No fim do mês passado, recebi a consueta cobrança do serviço de TV a cabo. Como discordei do valor, liguei para a empresa. O/A teleatendente tentou me convencer de que... Bem, o fato é que eu insisti em que o tal pacto não fora pactuado. Diante da minha renitência, o/a teleatendente me disse que, em no máximo cinco dias, eu receberia um telefonema de alguém do departamento comercial para tratar da pendência.
Passaram-se mais de cinco dias e nada, até que no dia do vencimento (1/11) resolvi telefonar novamente para a gloriosíssima empresa. Depois de alguma espera, fui atendido por um/a teleatendente, que me disse que o tal telefonema não foi feito porque meu caso foi analisado, e, como minha discordância era infundada, a questão tinha sido encerrada.

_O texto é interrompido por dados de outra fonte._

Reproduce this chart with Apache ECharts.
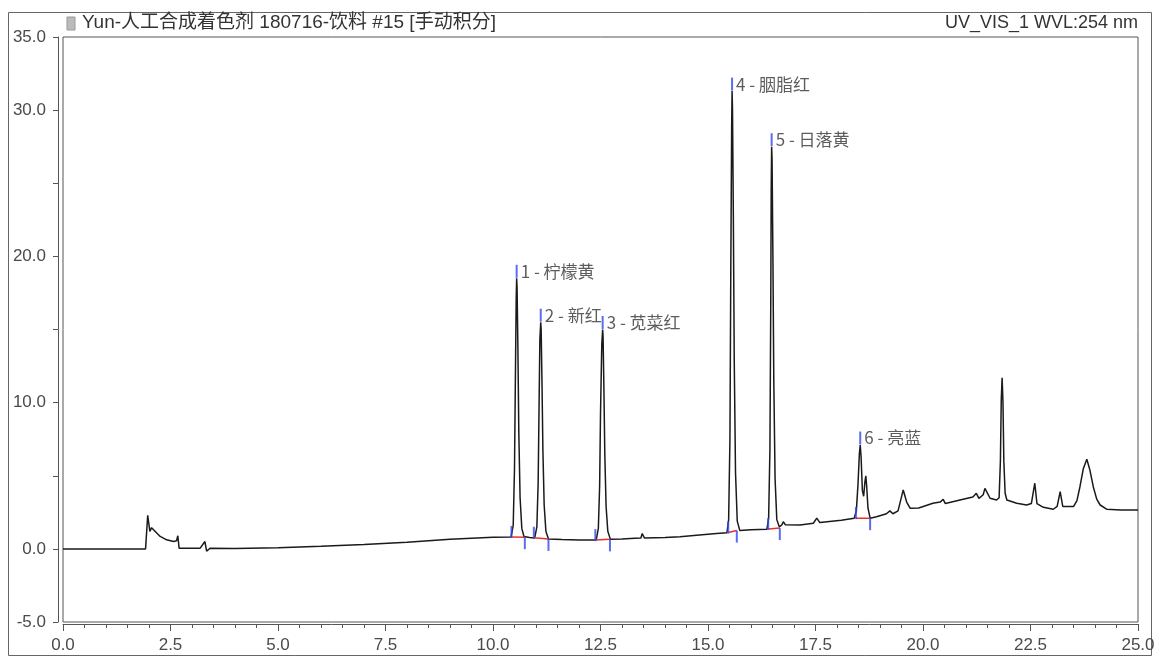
<!DOCTYPE html>
<html>
<head>
<meta charset="utf-8">
<script src="https://cdn.jsdelivr.net/npm/echarts@6/dist/echarts.min.js"></script>
<style>
html,body{margin:0;padding:0;background:#fff;}
#chart{width:1160px;height:659px;}
</style>
</head>
<body>
<div id="chart"></div>
<script>
// ---- data ----
const titleLeft = 'Yun-人工合成着色剂 180716-饮料 #15 [手动积分]';
const titleRight = 'UV_VIS_1 WVL:254 nm';
const yTickLabels = ['35.0', '30.0', '20.0', '10.0', '0.0', '-5.0'];
// chromatogram trace: [retention time (min), signal (mAU)]
const trace = [
  [0,0],[1.0,0],[1.92,0.0],[1.97,2.3],[2.02,1.2],[2.06,1.45],[2.10,1.4],[2.18,1.08],[2.26,0.85],
  [2.41,0.62],[2.57,0.5],[2.64,0.55],[2.67,0.9],[2.70,0.05],[3.0,0.04],[3.19,0.05],[3.30,0.5],
  [3.34,-0.15],[3.42,0.04],[4.0,0.03],[5.0,0.08],[6.0,0.18],[7.0,0.3],[8.0,0.45],[9.0,0.65],
  [10.0,0.8],[10.42,0.82],
  [10.47,1.6],[10.50,5.5],[10.52,11.5],[10.54,17.2],[10.55,18.5],[10.56,17.8],[10.58,13.5],
  [10.60,8.0],[10.63,3.5],[10.67,1.4],[10.72,0.85],[10.85,0.78],[10.97,0.75],
  [11.02,1.5],[11.05,4.5],[11.07,9.5],[11.09,14.3],[11.11,15.5],[11.12,15.0],[11.14,11.2],
  [11.16,6.8],[11.19,3.0],[11.23,1.2],[11.29,0.68],[11.6,0.64],[12.0,0.6],[12.40,0.6],
  [12.45,1.4],[12.48,4.3],[12.50,9.2],[12.53,14.0],[12.55,15.0],[12.56,14.5],[12.58,10.8],
  [12.60,6.5],[12.63,2.9],[12.67,1.2],[12.73,0.65],[13.0,0.68],[13.3,0.72],[13.44,0.74],
  [13.47,1.05],[13.52,0.75],[14.0,0.78],[14.35,0.83],[14.8,0.95],[15.2,1.05],[15.44,1.1],
  [15.48,2.0],[15.51,7.5],[15.53,19.0],[15.55,28.8],[15.56,31.3],[15.57,30.0],[15.59,22.5],
  [15.61,13.0],[15.64,5.2],[15.68,1.9],[15.74,1.25],[16.0,1.3],[16.37,1.34],
  [16.41,2.1],[16.44,6.8],[16.46,17.0],[16.47,24.5],[16.48,27.5],[16.49,26.6],[16.51,19.8],
  [16.53,11.5],[16.56,4.8],[16.60,2.0],[16.66,1.5],[16.72,1.65],[16.75,1.86],[16.8,1.65],
  [17.14,1.63],[17.45,1.75],[17.53,2.1],[17.6,1.8],[17.77,1.86],[18.1,1.95],[18.40,2.1],
  [18.45,2.6],[18.49,4.5],[18.52,6.5],[18.54,7.1],[18.56,6.3],[18.59,4.0],[18.62,3.6],
  [18.65,4.6],[18.67,5.0],[18.69,4.3],[18.72,2.8],[18.77,2.1],[18.92,2.2],[19.15,2.4],
  [19.23,2.6],[19.3,2.4],[19.42,2.6],[19.54,4.03],[19.62,3.2],[19.70,2.78],[19.9,2.8],
  [20.23,3.12],[20.40,3.2],[20.47,3.39],[20.52,3.1],[20.86,3.34],[21.16,3.55],[21.24,3.8],
  [21.30,3.45],[21.40,3.7],[21.44,4.14],[21.56,3.46],[21.71,3.34],
  [21.77,3.5],[21.80,6.0],[21.82,10.2],[21.84,11.7],[21.86,10.0],[21.88,6.0],[21.91,3.8],
  [21.95,3.34],[22.18,3.12],[22.41,3.0],[22.52,3.1],[22.6,4.49],[22.65,3.1],[22.8,2.84],
  [23.03,2.71],[23.12,2.9],[23.19,3.91],[23.25,2.9],[23.5,2.89],[23.58,3.3],[23.65,4.25],
  [23.73,5.5],[23.81,6.13],[23.88,5.4],[23.96,4.25],[24.04,3.4],[24.12,3.0],[24.27,2.71],
  [24.6,2.65],[25.0,2.65]
];
// identified peaks
const peakNames = ['1 - 柠檬黄', '2 - 新红', '3 - 苋菜红', '4 - 胭脂红', '5 - 日落黄', '6 - 亮蓝'];
const peakTimes = [10.55, 11.11, 12.55, 15.56, 16.48, 18.54];
const peakHeights = [18.5, 15.5, 15.0, 31.3, 27.5, 7.1];
// integration limits: [time, level]
const peakStarts = [[10.43, 0.82], [10.95, 0.76], [12.38, 0.6], [15.47, 1.12], [16.40, 1.36], [18.44, 2.1]];
const peakEnds = [[10.74, 0.8], [11.29, 0.68], [12.72, 0.65], [15.67, 1.25], [16.67, 1.42], [18.77, 2.1]];

// ---- chart ----
const chart = echarts.init(document.getElementById('chart'));
const font = '"Liberation Sans", Arial, "Noto Sans CJK SC", sans-serif';

const series = [{
  type: 'line',
  data: trace,
  showSymbol: false,
  symbol: 'none',
  lineStyle: { color: '#1a1a1a', width: 1.5 },
  z: 3,
  animation: false
}];
peakStarts.forEach((s, i) => {
  series.push({
    type: 'line', data: [s, peakEnds[i]], symbol: 'none',
    lineStyle: { color: '#e8322a', width: 1.5 }, z: 4, animation: false
  });
});
series.push({
  type: 'scatter',
  data: peakStarts,
  symbol: 'rect', symbolSize: [2, 12], symbolOffset: [0, -5],
  itemStyle: { color: '#3048f0' }, z: 5, animation: false
});
series.push({
  type: 'scatter',
  data: peakEnds,
  symbol: 'rect', symbolSize: [2, 12], symbolOffset: [0, 6],
  itemStyle: { color: '#3048f0' }, z: 5, animation: false
});
series.push({
  type: 'scatter',
  data: peakTimes.map((t, i) => ({ value: [t, peakHeights[i]], name: peakNames[i] })),
  symbol: 'rect', symbolSize: [2, 13], symbolOffset: [0, -7],
  itemStyle: { color: '#3048f0' },
  label: {
    show: true, position: 'right', distance: 3,
    formatter: p => p.name,
    fontFamily: '"Noto Sans CJK SC", "Liberation Sans", sans-serif',
    fontSize: 17, color: '#333'
  },
  z: 6, animation: false
});

chart.setOption({
  animation: false,
  backgroundColor: '#fff',
  grid: {
    left: 63, right: 22, top: 37, bottom: 37,
    show: true, borderColor: '#555', borderWidth: 1
  },
  xAxis: {
    type: 'value', min: 0, max: 25, interval: 2.5,
    offset: 2,
    axisLine: { show: true, onZero: false, lineStyle: { color: '#555', width: 1 } },
    axisTick: { show: true, length: 7, lineStyle: { color: '#555' } },
    minorTick: { show: true, splitNumber: 5, length: 4, lineStyle: { color: '#555' } },
    splitLine: { show: false },
    axisLabel: {
      margin: 13, fontSize: 17, color: '#4a4a4a', fontFamily: font,
      formatter: v => v.toFixed(1)
    }
  },
  yAxis: {
    type: 'value', min: -5, max: 35, interval: 5,
    offset: 5,
    axisLine: { show: true, onZero: false, lineStyle: { color: '#555', width: 1 } },
    axisTick: { show: true, length: 5, lineStyle: { color: '#555' } },
    splitLine: { show: false },
    axisLabel: {
      margin: 12, fontSize: 17, color: '#4a4a4a', fontFamily: font,
      formatter: v => { const s = v.toFixed(1); return yTickLabels.indexOf(s) >= 0 ? s : ''; }
    }
  },
  graphic: [
    { type: 'rect', shape: { x: 8.5, y: 12.5, width: 1143, height: 643 },
      style: { fill: null, stroke: '#666', lineWidth: 1 }, silent: true },
    { type: 'rect', shape: { x: 67, y: 17, width: 8, height: 13 },
      style: { fill: '#bbb', stroke: '#999', lineWidth: 1 }, silent: true },
    { type: 'text', left: 82, top: 13,
      style: { text: titleLeft, fontSize: 19, fill: '#333',
        fontFamily: '"Liberation Sans", Arial, "Noto Sans CJK SC", sans-serif' } },
    { type: 'text', right: 22, top: 14,
      style: { text: titleRight, fontSize: 18, fill: '#333', fontFamily: font } }
  ],
  series: series
});
</script>
</body>
</html>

Aí começou a batalha verbal. Perguntei ao/à teleatendente se é essa a ética da empresa, isto é, se a promessa de um telefonema se anula automaticamente com a (insuspeitíssima) constatação da prestadora de que o cliente não tem razão. O/A teleatendente não respondeu ao meu questionamento e fez o que 101% deles/as fazem: repetiu o que já dissera.
Como sou chato, megachato, disse ao/à teleatendente que dispensava a repetição do blábláblá e que queria uma resposta à minha pergunta. O que ouvi? A repetição do blábláblá (algo parecido com "Como nós constatamos que a sua queixa é infundada, vimos que não seria necessário telefonar").
Se o que acabo de relatar fosse retrato de um caso excepcional, decerto eu não ocuparia este espaço com essa questão. O fato é que o que relatei reflete a regra, e não a exceção, e disso se podem tirar algumas conclusões. Bem, antes de passar a essas conclusões, vou avisando aos que por acaso julguem que o assunto está fora da minha alçada ("O senhor tem de escrever sobre a língua!") que é da minha alçada, sim, analisar o que está por trás dos discursos, das respostas, das leituras que se fazem de certas situações etc. Em última análise, tudo isso diz respeito à compreensão e à interpretação dos textos.
A primeira conclusão é que esse/a teleatendente faz parte de um numeroso exército de pessoas que saem das nossas escolas, públicas e privadas, incapazes de preparar seres humanos habilitados a raciocinar logicamente, a entender as entrelinhas etc. Não nos esqueçamos da parcela de culpa desses seres humanos, que, muitas vezes, preferem atividades que em nada lhes aumentam ou desenvolvem a capacidade de pensar.
A segunda conclusão é que esse comportamento dos/das teleatendentes é parte integrante da pilantragem das empresas, que embutem na relação desses/dessas invisíveis teleatendentes com os clientes a dificultação ou impossibilidade da solução dos problemas. Aí entra em cena o poder público do país, que, absolutamente alienado, não age como deveria agir (lembra-se do episódio com o ex-ministro Tarso Genro, que só agiu depois que sentiu na pele a dificuldade para resolver um problema com uma operadora de telefonia?).
Por fim, conclui-se que tudo isso resulta de uma imensa desfaçatez, que não é exclusividade dos/das teleatendentes ou das empresas. Sabe aquilo que você combinou com alguém e (unilateralmente) descombinou, sentiu-se no direito de descombinar e pronto, sem nem ao menos aceitar uma reprimenda por essa atitude? Se você se enquadra nesse perfil, não reclame quando passar horas com um/a teleatendente para não resolver coisa alguma. Você merece. É isso.